Lucille Ryman Carroll’s commitment to the Foundation was both financial and emotional: she was the heir of Herb Ryman’s art world – paintings, sketches, drawings, writings and other memorabilia. All ultimately became part of the program that evolved from one class of 12 in 1990, to today’s 40 classes at two sites on weekends, serving as many as 300 students each week. And of course, thanks to Lucille, much of this material was incorporated into the wonderful coffee-table book, “A Brush with Disney, An Artist’s Journey Told Through the Words and Works of Herbert Dickens Ryman.”

Sharon Disney Lund

Sharon Disney Lund’s family connections with Herb Ryman were long and strong. At the request of her father, Walt Disney, both Sharon and her sister Diane sat for Herb Ryman portraits, and Herb was a dinner guest at the Disney home in Holmby Hills.

In the early days of our program, Sharon was the “secret weapon” – quietly accessible as the benefactor who purchased a new computer if the office needed it, and providing supplies and support where and whenever needed. Her commitment to the arts – including of course CalArts, the “school of all the arts” her father founded – are legendary.
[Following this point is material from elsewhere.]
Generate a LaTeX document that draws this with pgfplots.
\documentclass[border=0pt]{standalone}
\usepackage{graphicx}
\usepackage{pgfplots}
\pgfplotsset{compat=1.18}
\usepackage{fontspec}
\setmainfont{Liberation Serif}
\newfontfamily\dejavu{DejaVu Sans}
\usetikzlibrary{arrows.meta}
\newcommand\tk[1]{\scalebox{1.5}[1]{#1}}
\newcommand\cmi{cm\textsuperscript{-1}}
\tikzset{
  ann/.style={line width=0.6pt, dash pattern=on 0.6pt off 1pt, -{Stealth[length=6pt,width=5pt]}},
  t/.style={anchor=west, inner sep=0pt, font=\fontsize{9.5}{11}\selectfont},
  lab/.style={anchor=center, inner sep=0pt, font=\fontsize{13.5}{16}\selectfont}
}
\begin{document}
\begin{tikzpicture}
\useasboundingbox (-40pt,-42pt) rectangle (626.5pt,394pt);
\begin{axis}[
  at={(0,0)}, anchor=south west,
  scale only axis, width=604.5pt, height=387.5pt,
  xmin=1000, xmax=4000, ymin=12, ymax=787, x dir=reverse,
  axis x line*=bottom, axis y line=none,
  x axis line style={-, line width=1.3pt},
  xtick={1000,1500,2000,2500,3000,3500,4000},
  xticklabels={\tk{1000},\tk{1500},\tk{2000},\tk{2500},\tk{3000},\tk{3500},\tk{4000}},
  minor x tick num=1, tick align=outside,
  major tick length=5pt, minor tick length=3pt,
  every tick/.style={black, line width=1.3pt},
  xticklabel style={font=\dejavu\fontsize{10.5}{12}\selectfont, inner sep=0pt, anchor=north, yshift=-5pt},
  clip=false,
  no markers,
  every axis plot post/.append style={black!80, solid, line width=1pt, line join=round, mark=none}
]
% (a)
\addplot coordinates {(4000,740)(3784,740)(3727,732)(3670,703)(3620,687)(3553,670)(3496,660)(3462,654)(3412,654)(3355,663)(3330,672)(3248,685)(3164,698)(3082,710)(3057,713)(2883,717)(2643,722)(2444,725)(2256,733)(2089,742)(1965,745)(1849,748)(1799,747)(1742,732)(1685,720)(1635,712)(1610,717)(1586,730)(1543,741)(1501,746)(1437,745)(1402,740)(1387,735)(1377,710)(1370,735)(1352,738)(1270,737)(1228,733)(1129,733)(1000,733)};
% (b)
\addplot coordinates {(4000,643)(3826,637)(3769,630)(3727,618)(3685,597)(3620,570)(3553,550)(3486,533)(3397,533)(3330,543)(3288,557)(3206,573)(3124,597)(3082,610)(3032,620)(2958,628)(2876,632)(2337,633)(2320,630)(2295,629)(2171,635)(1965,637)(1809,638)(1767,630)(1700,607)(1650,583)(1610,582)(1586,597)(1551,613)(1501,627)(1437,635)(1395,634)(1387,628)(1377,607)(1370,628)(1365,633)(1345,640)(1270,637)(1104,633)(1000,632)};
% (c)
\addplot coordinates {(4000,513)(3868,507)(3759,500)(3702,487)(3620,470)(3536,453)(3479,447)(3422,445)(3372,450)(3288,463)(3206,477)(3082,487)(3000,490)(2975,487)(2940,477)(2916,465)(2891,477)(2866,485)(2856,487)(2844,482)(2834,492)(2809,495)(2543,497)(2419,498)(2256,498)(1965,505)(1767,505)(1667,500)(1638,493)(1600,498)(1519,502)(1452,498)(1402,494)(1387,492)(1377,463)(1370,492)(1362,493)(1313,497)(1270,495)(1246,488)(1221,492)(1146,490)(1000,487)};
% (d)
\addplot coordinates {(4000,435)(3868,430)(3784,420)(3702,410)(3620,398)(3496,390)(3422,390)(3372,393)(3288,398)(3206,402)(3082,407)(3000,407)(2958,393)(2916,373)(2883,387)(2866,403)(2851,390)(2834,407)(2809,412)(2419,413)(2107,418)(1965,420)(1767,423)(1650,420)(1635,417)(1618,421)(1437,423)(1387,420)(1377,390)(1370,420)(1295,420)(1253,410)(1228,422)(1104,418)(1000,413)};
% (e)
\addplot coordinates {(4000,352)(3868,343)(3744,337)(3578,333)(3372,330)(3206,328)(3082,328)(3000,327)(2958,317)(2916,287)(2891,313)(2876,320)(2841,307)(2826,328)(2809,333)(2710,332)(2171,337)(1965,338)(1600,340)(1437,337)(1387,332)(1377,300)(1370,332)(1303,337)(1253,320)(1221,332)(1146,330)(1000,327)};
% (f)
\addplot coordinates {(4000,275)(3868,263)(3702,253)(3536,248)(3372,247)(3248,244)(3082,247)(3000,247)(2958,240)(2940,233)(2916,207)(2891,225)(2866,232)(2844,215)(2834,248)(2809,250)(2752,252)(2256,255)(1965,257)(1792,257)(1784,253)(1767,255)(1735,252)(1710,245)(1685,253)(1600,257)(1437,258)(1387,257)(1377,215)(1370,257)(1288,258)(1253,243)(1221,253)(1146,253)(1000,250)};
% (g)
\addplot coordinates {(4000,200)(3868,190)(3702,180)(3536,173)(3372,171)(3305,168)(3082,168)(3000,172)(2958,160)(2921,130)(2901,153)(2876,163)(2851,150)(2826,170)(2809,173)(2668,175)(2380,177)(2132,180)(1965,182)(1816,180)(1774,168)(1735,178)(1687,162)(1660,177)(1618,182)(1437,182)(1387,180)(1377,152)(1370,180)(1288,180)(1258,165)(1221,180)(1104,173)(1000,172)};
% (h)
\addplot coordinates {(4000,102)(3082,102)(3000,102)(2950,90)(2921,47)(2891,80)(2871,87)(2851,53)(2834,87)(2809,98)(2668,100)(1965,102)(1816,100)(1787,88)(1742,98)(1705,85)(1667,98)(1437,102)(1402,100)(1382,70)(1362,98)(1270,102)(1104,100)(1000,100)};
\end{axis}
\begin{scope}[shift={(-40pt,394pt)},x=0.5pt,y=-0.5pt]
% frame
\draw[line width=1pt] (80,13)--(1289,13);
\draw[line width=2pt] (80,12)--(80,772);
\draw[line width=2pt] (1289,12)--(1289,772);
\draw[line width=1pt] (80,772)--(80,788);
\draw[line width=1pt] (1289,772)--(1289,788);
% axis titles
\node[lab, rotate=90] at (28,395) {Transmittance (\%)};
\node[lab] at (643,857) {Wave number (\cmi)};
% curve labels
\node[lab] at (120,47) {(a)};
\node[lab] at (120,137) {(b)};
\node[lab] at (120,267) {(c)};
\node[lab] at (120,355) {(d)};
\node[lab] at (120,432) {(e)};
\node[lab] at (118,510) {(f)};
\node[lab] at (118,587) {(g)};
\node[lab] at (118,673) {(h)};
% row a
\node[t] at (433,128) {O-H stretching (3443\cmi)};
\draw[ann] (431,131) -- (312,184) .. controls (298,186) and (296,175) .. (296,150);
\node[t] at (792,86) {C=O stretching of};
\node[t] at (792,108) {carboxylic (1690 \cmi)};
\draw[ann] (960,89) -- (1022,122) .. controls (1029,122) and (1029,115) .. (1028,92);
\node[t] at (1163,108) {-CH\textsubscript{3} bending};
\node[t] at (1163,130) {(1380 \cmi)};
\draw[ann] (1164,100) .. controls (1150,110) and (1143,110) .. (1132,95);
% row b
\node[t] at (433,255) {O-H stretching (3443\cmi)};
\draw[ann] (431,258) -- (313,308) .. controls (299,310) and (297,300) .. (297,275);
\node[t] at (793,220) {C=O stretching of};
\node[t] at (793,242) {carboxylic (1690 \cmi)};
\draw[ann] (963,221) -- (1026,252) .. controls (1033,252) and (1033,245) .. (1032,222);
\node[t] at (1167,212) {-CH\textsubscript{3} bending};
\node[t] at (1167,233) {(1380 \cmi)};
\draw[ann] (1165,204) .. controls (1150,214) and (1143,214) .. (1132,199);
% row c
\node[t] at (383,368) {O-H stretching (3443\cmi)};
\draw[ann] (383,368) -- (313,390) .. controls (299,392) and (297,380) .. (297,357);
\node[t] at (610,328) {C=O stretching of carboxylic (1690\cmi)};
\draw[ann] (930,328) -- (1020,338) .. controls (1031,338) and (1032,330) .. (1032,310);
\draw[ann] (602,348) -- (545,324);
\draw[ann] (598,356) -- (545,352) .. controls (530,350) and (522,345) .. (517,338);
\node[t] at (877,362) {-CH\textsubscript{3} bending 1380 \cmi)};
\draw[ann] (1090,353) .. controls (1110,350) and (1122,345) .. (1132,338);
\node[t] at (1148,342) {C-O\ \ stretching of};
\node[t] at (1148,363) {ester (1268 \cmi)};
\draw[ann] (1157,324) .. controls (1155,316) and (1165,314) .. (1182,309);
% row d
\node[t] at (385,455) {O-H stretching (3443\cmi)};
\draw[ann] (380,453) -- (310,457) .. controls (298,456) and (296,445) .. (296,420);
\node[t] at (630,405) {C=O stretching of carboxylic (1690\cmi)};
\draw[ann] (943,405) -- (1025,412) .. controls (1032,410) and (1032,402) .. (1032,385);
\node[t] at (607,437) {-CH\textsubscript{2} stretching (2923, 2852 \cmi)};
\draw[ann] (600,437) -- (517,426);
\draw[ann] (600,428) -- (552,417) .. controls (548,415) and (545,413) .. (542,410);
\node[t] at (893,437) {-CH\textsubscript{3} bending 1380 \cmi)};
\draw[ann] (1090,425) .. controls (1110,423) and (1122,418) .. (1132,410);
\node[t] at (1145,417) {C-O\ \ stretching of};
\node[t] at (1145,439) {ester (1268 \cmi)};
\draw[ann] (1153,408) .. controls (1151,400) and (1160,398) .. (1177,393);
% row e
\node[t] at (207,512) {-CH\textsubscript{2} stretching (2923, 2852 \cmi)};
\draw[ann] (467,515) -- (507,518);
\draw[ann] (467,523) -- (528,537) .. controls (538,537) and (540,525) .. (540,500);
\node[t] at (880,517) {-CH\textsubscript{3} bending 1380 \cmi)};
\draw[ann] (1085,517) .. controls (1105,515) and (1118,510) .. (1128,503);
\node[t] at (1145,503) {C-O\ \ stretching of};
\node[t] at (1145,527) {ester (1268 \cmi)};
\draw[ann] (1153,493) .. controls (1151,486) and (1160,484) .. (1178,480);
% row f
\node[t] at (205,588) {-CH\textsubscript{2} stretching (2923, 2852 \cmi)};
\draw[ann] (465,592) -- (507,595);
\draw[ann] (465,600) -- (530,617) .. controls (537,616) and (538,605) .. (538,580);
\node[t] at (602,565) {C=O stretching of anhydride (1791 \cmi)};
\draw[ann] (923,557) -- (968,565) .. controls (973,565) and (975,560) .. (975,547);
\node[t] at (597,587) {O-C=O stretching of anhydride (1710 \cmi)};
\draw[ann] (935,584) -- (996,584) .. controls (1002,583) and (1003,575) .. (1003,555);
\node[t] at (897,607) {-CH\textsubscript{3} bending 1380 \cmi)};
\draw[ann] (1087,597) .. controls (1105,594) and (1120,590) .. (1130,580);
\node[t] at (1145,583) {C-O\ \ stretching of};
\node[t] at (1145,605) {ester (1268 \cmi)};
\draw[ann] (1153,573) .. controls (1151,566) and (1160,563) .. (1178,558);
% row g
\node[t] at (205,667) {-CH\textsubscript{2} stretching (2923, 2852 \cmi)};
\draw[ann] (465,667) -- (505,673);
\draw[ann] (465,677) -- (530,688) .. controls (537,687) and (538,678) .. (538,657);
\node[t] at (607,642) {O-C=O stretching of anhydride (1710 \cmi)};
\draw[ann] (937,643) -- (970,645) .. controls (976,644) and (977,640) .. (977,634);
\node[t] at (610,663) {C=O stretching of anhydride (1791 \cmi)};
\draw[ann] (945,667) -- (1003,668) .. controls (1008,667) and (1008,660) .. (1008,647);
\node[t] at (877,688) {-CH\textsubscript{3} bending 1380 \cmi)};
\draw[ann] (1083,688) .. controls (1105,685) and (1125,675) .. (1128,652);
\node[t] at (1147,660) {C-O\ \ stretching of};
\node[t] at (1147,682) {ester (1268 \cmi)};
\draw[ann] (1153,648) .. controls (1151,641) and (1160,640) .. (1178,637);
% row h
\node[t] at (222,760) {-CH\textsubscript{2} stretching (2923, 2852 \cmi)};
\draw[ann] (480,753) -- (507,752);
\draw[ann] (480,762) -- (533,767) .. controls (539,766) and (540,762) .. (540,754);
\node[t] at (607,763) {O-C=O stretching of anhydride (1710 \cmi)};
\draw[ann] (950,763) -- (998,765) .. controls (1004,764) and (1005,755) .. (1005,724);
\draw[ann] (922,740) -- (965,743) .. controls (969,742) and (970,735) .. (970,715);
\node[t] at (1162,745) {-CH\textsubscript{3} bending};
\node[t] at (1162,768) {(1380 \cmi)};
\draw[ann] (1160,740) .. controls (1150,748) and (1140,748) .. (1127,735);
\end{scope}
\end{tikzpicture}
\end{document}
We know that without Sharon’s support, there would be no Ryman Arts today.

That commitment is, in fact, carried on today by her daughter, Michelle, a  member of the Ryman Arts Board of Directors, and the Lund Foundation, whose recent “matching fund” incentive gift to our endowment will serve us for years to come. (You can learn more about this opportunity here and by contacting the Ryman Arts office). And of course, it all leads back to Sharon Disney Lund’s friendship with Herb Ryman, and her belief in the idea of teaching young artists and growing good citizens through this program.

Anne Price

Anne Price was the lady in the back of the room you thought was mostly keeping her gregarious husband, Buzz, from dominating all conversations. But in fact, when the key moment came in a Board discussion, it was frequently Anne whose “Have you considered this?” comment or question stopped the wordsmiths in their tracks – and led directly to a solution. A talented vocalist in younger days, her love of music and art, and her participation in and support of the Los Angeles Master Chorale, were legendary. Anne and Buzz, like Sharon, also contributed a talented Board Member to carry on for them. Son David serves Ryman Arts as Vice-President of the Board.

Leah Sklar

Never last or least is my spouse, Leah Sklar. Many of you know her mostly as the charming greeter at the front door of our home during a dozen or so evenings of our popular fund-raiser, “An Affair of the Art.” But Leah’s ideas, her “voice of reason” and enthusiasm were always pointed in the right direction to grow our Ryman Arts program. And I cannot recall one Board discussion where Leah ever had a higher priority than the student artists in our program.

Someday, when the history of Ryman Arts is written, of course the author will mention the male members of the Board (and Founders). But arguably, these four women will always stand out –not because they craved recognition, but because they were the quiet voices in the background, playing a major role in creating an environment of inspiration and trust where all of us – Board Members, Ryman staff, students, volunteers and our legion of supporters – could build and grow and serve and learn. And isn’t that what education is all about?